SST: 1.9, SSB: 0.41200000000000075, SSW: Diet_A    0.748
Diet_B    0.508
Diet_C    0.232
dtype: float64


In [None]:
# Q5. Main Effects and Interaction Effects in Two-Way ANOVA using Python
import pandas as pd
import statsmodels.api as sm
from statsmodels.formula.api import ols

# Sample data
data = {
    'Software': ['A', 'A', 'B', 'B'],
    'Experience': ['Novice', 'Experienced','no exp','fresher'] * 15,
    'Time': [45, 40, 50, 45]
}
df = pd.DataFrame(data)

# Two-way ANOVA
model = ols('Time ~ C(Software) + C(Experience) + C(Software):C(Experience)', data=df).fit()
anova_table = sm.stats.anova_lm(model, typ=2)

print(anova_table)

Q6. Interpreting One-Way ANOVA Results
With an F-statistic of 5.23 and a p-value of 0.02:

Since the p-value (0.02) is less than the significance level (0.05), we reject the null hypothesis.
This indicates that there are significant differences between the group means.

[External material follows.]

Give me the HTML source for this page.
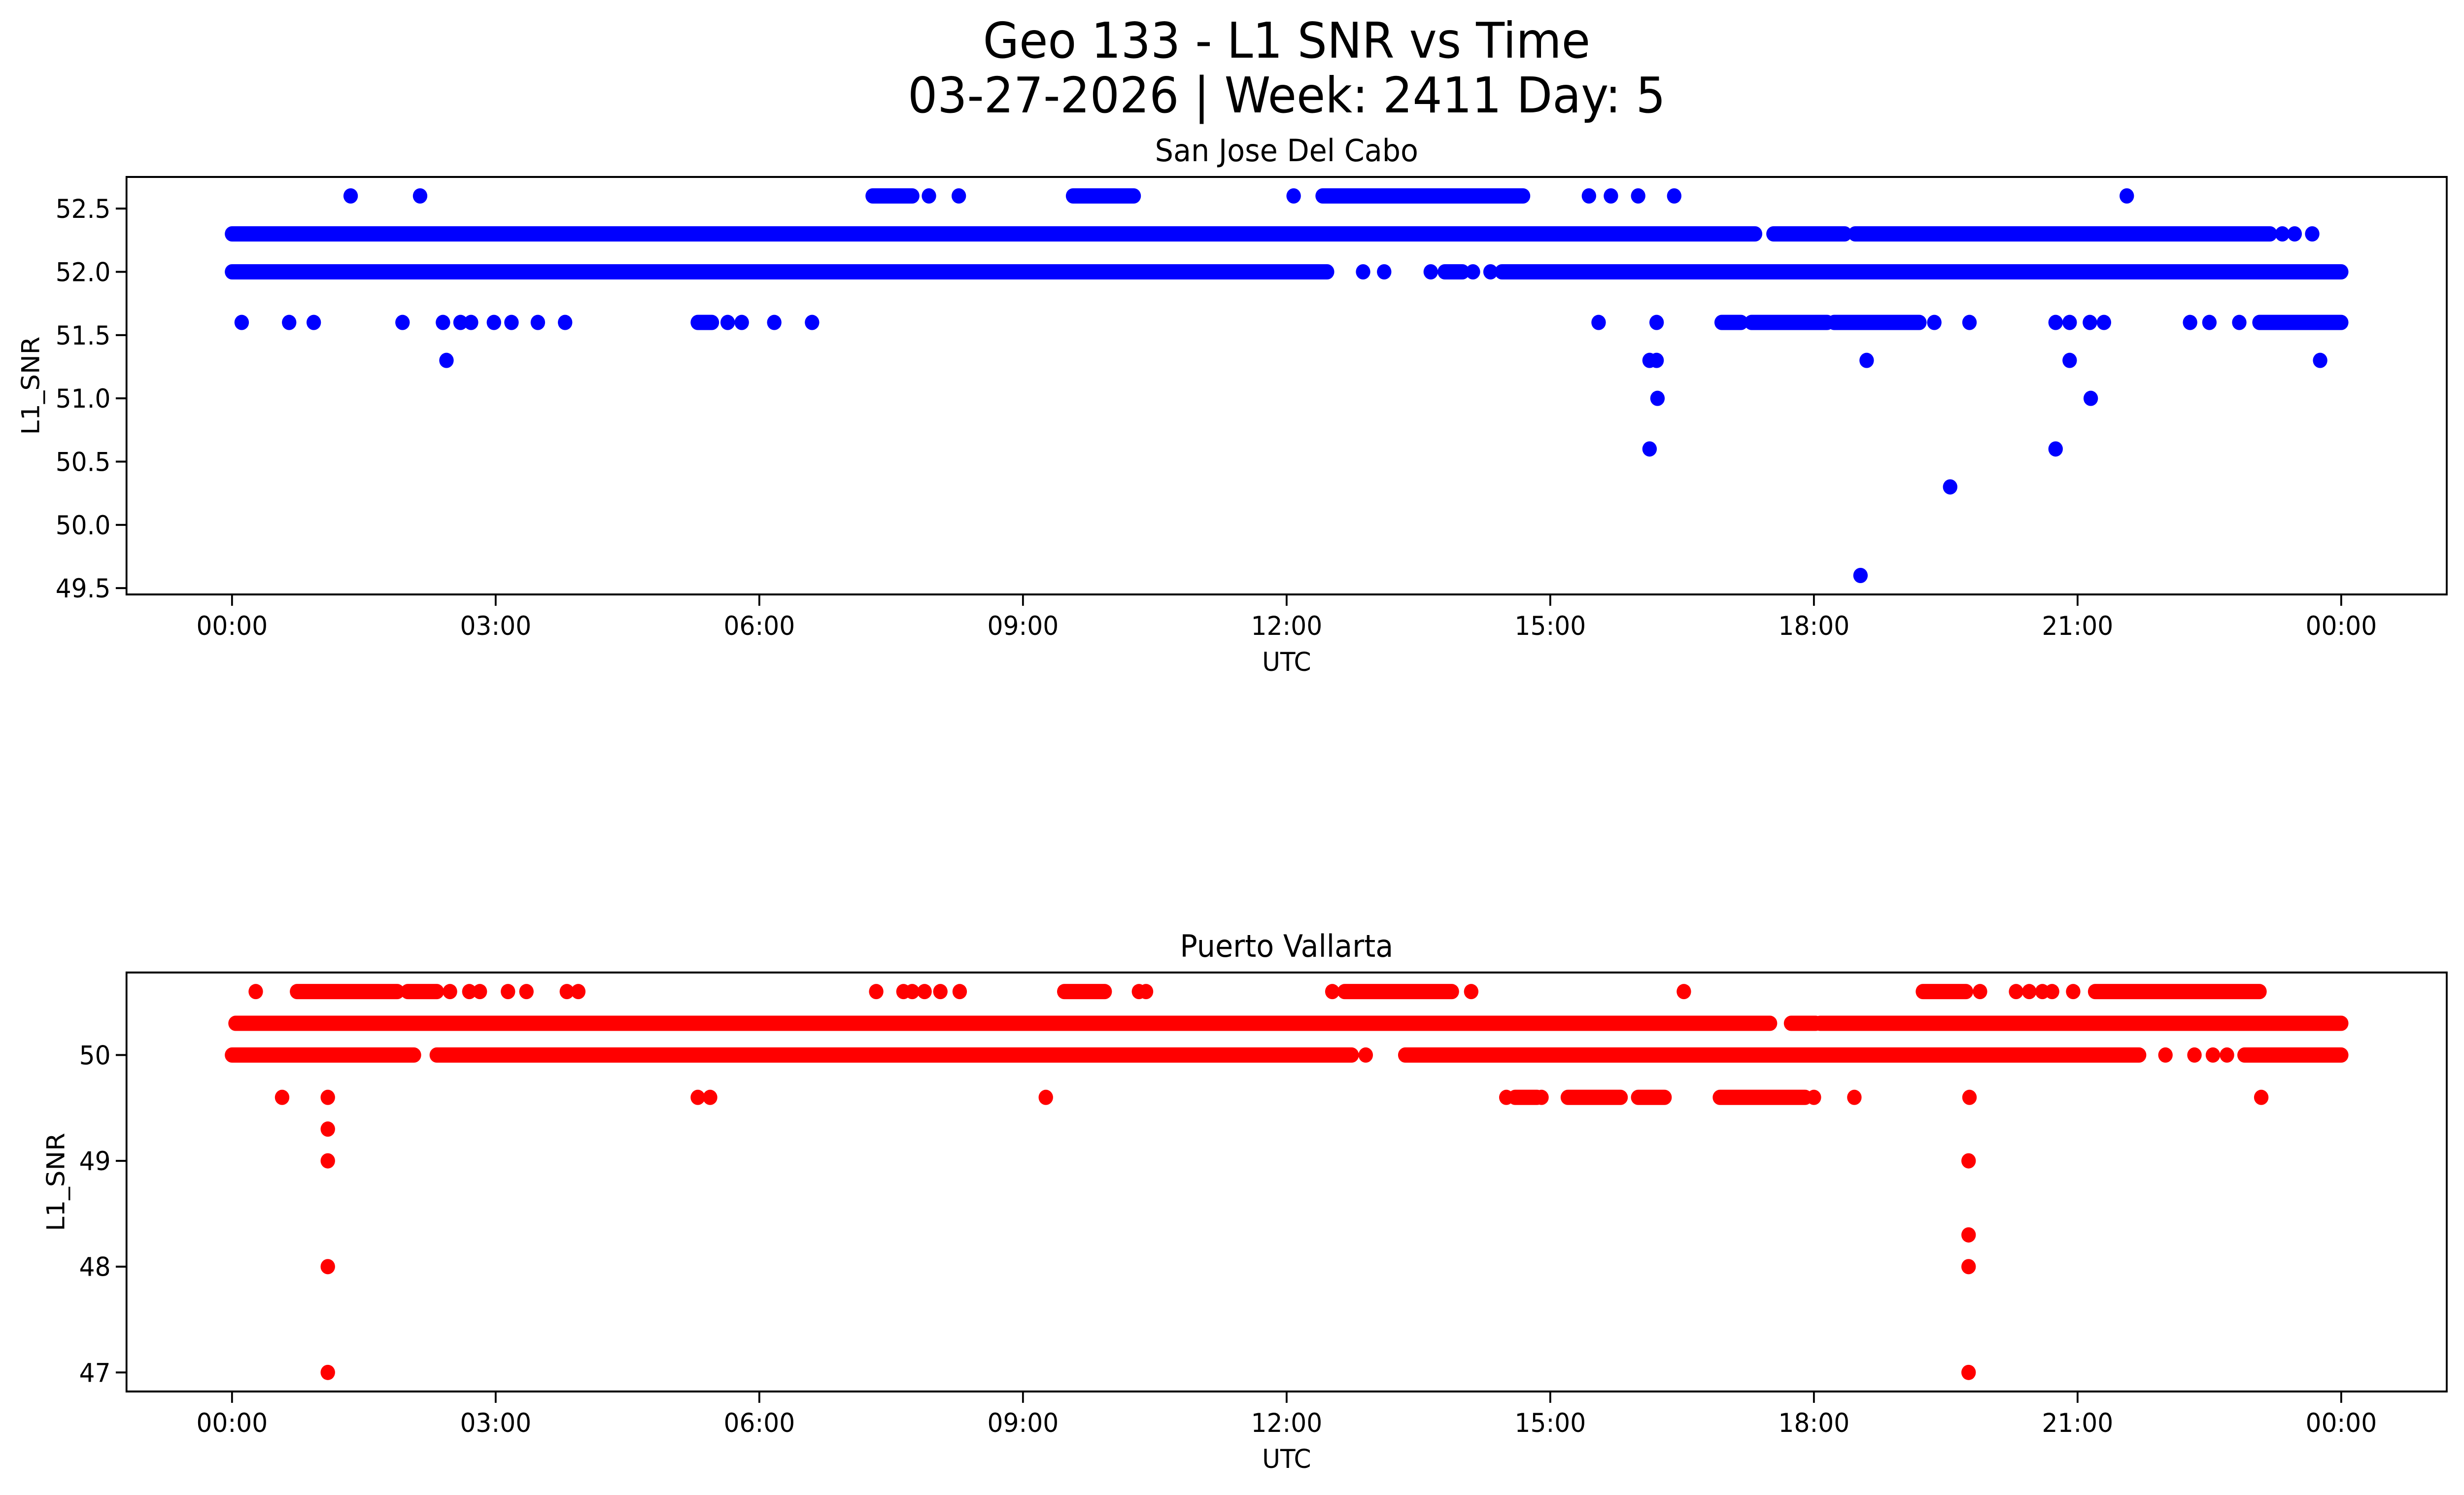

Q7. Handling Missing Data in Repeated Measures ANOVA
Methods:

Listwise Deletion: Removing subjects with any missing data.
Pairwise Deletion: Using available data for each pairwise comparison.
Imputation: Replacing missing data with estimated values.
Mean Imputation: Replacing with the mean value of the group.
Last Observation Carried Forward (LOCF): Using the last observed value.
Consequences:

Listwise Deletion: Loss of data, reduced statistical power.
Pairwise Deletion: Can lead to biased results if missingness is not random.
Imputation: Risk of introducing bias, especially if assumptions about the missing data mechanism are incorrect.
Q8. Common Post-Hoc Tests after ANOVA
Tukey's HSD: Used for pairwise comparisons when group sizes are equal.
Bonferroni Correction: Adjusts significance levels for multiple comparisons.
Scheffé Test: More conservative, used for complex comparisons.
Example:

If ANOVA shows significant differences among three diets, a post-hoc test like Tukey's HSD can identify which specific diets differ.